▶ **Job**:
Repeat, exactly and only, the lines from the beginning of the data through the line with "minimum width=403pt, minimum". Pictures are left out.

▶ **Available data**:
*-*-*

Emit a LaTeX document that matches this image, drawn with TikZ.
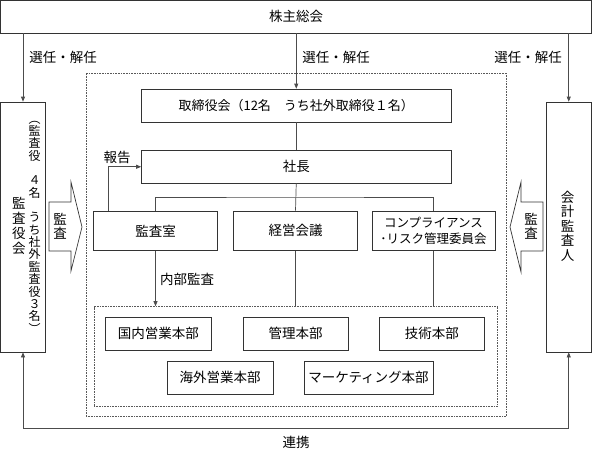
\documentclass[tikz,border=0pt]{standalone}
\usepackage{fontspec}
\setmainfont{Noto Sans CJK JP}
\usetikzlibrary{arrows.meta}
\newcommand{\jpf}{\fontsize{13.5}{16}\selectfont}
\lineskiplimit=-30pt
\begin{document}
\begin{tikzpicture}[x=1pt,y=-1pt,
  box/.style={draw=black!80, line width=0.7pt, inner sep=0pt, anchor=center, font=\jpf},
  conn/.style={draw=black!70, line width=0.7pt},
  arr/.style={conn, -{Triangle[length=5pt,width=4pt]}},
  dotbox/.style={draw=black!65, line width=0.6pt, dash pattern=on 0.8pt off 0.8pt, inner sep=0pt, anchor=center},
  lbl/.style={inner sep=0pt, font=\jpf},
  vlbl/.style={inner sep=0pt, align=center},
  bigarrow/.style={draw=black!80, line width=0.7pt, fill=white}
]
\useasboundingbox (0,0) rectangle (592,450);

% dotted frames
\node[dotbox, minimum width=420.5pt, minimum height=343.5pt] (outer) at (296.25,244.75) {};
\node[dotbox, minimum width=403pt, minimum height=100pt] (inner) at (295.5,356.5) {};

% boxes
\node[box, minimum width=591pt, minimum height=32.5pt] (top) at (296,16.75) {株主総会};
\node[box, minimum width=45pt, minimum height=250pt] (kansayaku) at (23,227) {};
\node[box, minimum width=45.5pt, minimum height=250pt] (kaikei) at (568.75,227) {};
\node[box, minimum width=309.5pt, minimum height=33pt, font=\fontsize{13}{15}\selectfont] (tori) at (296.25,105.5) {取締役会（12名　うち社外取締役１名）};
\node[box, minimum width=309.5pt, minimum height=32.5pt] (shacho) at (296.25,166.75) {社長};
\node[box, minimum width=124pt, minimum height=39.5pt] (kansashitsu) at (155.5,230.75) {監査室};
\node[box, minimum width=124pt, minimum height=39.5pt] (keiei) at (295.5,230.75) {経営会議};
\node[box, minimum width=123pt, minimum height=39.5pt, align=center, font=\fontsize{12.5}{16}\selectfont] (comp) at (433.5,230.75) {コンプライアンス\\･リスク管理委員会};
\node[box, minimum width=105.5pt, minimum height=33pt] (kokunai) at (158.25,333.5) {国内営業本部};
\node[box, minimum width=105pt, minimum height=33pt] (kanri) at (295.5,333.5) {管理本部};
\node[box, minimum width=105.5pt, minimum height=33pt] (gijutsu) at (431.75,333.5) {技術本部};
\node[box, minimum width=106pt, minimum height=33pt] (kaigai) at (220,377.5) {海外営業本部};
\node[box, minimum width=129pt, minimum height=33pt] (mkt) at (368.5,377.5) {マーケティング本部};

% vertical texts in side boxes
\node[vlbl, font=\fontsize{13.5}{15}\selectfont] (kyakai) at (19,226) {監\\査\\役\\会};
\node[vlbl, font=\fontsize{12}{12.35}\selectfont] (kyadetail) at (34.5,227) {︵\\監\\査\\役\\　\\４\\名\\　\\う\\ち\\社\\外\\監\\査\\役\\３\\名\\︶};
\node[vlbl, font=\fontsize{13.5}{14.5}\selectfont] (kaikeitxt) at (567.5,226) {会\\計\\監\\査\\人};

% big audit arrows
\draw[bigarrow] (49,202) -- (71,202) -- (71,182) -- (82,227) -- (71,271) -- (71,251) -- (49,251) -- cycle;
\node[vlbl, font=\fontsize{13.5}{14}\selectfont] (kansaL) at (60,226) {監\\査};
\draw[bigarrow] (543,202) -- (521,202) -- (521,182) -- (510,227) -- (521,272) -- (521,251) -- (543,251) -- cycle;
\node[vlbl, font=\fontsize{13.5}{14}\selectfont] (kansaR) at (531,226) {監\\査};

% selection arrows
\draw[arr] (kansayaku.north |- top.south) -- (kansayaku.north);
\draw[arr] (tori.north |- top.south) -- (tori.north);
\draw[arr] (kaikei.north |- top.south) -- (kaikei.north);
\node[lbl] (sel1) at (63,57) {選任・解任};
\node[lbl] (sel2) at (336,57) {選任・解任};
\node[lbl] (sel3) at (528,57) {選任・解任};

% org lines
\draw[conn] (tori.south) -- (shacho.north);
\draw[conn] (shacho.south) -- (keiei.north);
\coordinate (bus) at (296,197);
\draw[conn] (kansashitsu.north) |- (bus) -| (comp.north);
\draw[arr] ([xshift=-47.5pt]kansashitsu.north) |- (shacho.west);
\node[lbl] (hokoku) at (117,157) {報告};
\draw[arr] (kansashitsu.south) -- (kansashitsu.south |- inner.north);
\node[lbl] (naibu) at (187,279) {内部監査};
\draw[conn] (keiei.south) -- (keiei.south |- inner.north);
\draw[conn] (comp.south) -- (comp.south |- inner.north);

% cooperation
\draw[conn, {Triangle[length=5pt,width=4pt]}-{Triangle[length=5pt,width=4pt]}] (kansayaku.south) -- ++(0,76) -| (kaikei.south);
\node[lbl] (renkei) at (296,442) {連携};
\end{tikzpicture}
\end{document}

*-*-*

▶ **Complete response**:
Emit a LaTeX document that matches this image, drawn with TikZ.
\documentclass[tikz,border=0pt]{standalone}
\usepackage{fontspec}
\setmainfont{Noto Sans CJK JP}
\usetikzlibrary{arrows.meta}
\newcommand{\jpf}{\fontsize{13.5}{16}\selectfont}
\lineskiplimit=-30pt
\begin{document}
\begin{tikzpicture}[x=1pt,y=-1pt,
  box/.style={draw=black!80, line width=0.7pt, inner sep=0pt, anchor=center, font=\jpf},
  conn/.style={draw=black!70, line width=0.7pt},
  arr/.style={conn, -{Triangle[length=5pt,width=4pt]}},
  dotbox/.style={draw=black!65, line width=0.6pt, dash pattern=on 0.8pt off 0.8pt, inner sep=0pt, anchor=center},
  lbl/.style={inner sep=0pt, font=\jpf},
  vlbl/.style={inner sep=0pt, align=center},
  bigarrow/.style={draw=black!80, line width=0.7pt, fill=white}
]
\useasboundingbox (0,0) rectangle (592,450);

% dotted frames
\node[dotbox, minimum width=420.5pt, minimum height=343.5pt] (outer) at (296.25,244.75) {};
\node[dotbox, minimum width=403pt, minimum height=100pt] (inner) at (295.5,356.5) {};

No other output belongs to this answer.